To run the main-level example program, just put all the required files in the !path and type:

IDL> .run mg_timeline


The input file contains a top-level timeline element which specifies the start and end dates as well as the tick interval:

<timeline start="10-4-2009" end="10-3-2010" ticks="weeks"
color="black">


If you want a vertical line at the current date, put in a now element:

<now color="orangered"/>


Currently, there are three types of items to place on the timelines: event, interval, and activity elements. Examples of these elements from the athletic.xml file are shown below. Events are at a specific date:

<event color="dodgerblue" date="7-18-2010" level="1">
!4GRUB!XBoulder, CO
</event>


The color name can be any of the HTML color names. The level attribute specifies the height of the text for the level where 0.1 is the bottom timeline axis and 0.9 is the top timeline axis (I trying to think of ways to make this friendlier). An interval is similar except it has start and end dates:

<interval start="6-1-2010" end="10-3-2010" name="!4Competitive!X"
level="2.0" color="forestgreen"/>


An activity element specifies some value for each time period of the timeline.
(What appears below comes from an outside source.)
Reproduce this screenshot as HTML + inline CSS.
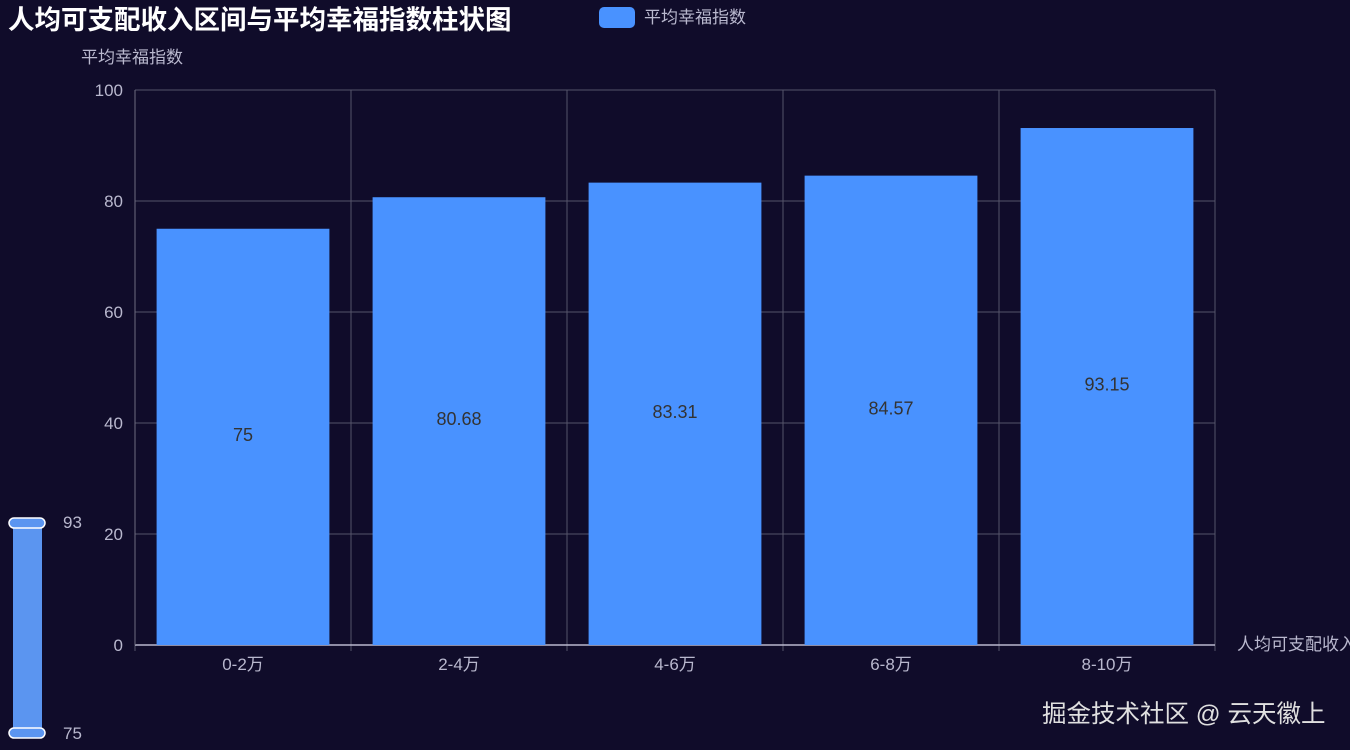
<!DOCTYPE html>
<html><head><meta charset="utf-8">
<style>
html,body{margin:0;padding:0;background:#100c2a;}
svg{display:block;font-family:"Liberation Sans","Noto Sans CJK SC",sans-serif;}
</style></head>
<body>
<svg id="chart" width="1350" height="750" xmlns="http://www.w3.org/2000/svg">
<rect width="1350" height="750" fill="#100c2a"/>
<text x="8" y="29" font-size="26.5" font-weight="bold" fill="#ffffff">人均可支配收入区间与平均幸福指数柱状图</text>
<g>
<rect x="599" y="7" width="36" height="21" rx="5" fill="#4992ff"/>
<text x="644" y="23" font-size="17" fill="#b9b8ce">平均幸福指数</text>
</g>
<text x="81" y="63" font-size="17" fill="#b9b8ce">平均幸福指数</text>
<text x="1237" y="650" font-size="17" fill="#b9b8ce">人均可支配收入区间</text>
<g id="grid"></g>
<g id="bars"></g>
<g>
<rect x="13" y="526" width="29" height="206" fill="#5b95f0"/>
<rect x="9" y="518" width="36" height="10" rx="5" fill="#5b95f0" stroke="#fff" stroke-width="1.5"/>
<rect x="9" y="728" width="36" height="10" rx="5" fill="#5b95f0" stroke="#fff" stroke-width="1.5"/>
<text x="63" y="528" font-size="17" fill="#b9b8ce">93</text>
<text x="63" y="739" font-size="17" fill="#b9b8ce">75</text>
</g>
<text x="1042" y="722" font-size="24.5" fill="#e0e0e0">掘金技术社区 @ 云天徽上</text>
</svg>
<script>
const categories = ["0-2万","2-4万","4-6万","6-8万","8-10万"];
const values = [75, 80.68, 83.31, 84.57, 93.15];
const yTicks = [0,20,40,60,80,100];
const NS="http://www.w3.org/2000/svg";
const x0=135,x1=1215,yBase=645,yTop=90,yMax=100;
const bw=(x1-x0)/categories.length;
function y(v){return yBase-(v/yMax)*(yBase-yTop);}
function mk(tag,attrs,parent){const e=document.createElementNS(NS,tag);for(const k in attrs)e.setAttribute(k,attrs[k]);parent.appendChild(e);return e;}
const grid=document.getElementById('grid'),bars=document.getElementById('bars');
yTicks.forEach(t=>{
  if(t>0){const l=mk('line',{x1:x0,x2:x1,y1:y(t),y2:y(t),stroke:'#55546a','stroke-width':1},grid);
  
  }
  const tx=mk('text',{x:x0-12,y:y(t)+6,'text-anchor':'end','font-size':17,fill:'#b9b8ce'},grid);
  tx.textContent=t;
  
  
});
for(let i=0;i<=categories.length;i++){
  const xx=x0+i*bw;
  const l=mk('line',{x1:xx,x2:xx,y1:yTop,y2:yBase+6,stroke:'#55546a','stroke-width':1},grid);
  
  
}
const ax=mk('line',{x1:x0,x2:x1,y1:yBase,y2:yBase,stroke:'#b9b8ce','stroke-width':1.5},grid);


const ay=mk('line',{x1:x0,x2:x0,y1:yTop,y2:yBase,stroke:'#6e6d80','stroke-width':1},grid);


categories.forEach((c,i)=>{
  const cx=x0+bw*(i+0.5);
  const bwid=bw*0.8;
  const r=mk('rect',{x:cx-bwid/2,y:y(values[i]),width:bwid,height:yBase-y(values[i]),fill:'#4992ff'},bars);
  
  
  const lb=mk('text',{x:cx,y:(y(values[i])+yBase)/2+4,'text-anchor':'middle','font-size':18,fill:'#333'},bars);
  lb.textContent=values[i];
  
  
  const xl=mk('text',{x:cx,y:yBase+25,'text-anchor':'middle','font-size':17,fill:'#b9b8ce'},bars);
  xl.textContent=c;
  
  
});
</script>
</body></html>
Below is a weekly activity which starts on the 17th week, so the value for the 17-19th weeks is 5, 20-22 is 6, etc.:

<activity report="weekly" name="!4sprinting!X" start="17"
level="6.75" color="orange">
5 5 5 6 6 6 7 7 7 8 8 8 9 9 9 10 10 10 11 11 11 12 12 12
13 13 14 14 14 15 15 15 10 10 10 5
</activity>


It would be nice to add a sparkline visualization option for activities.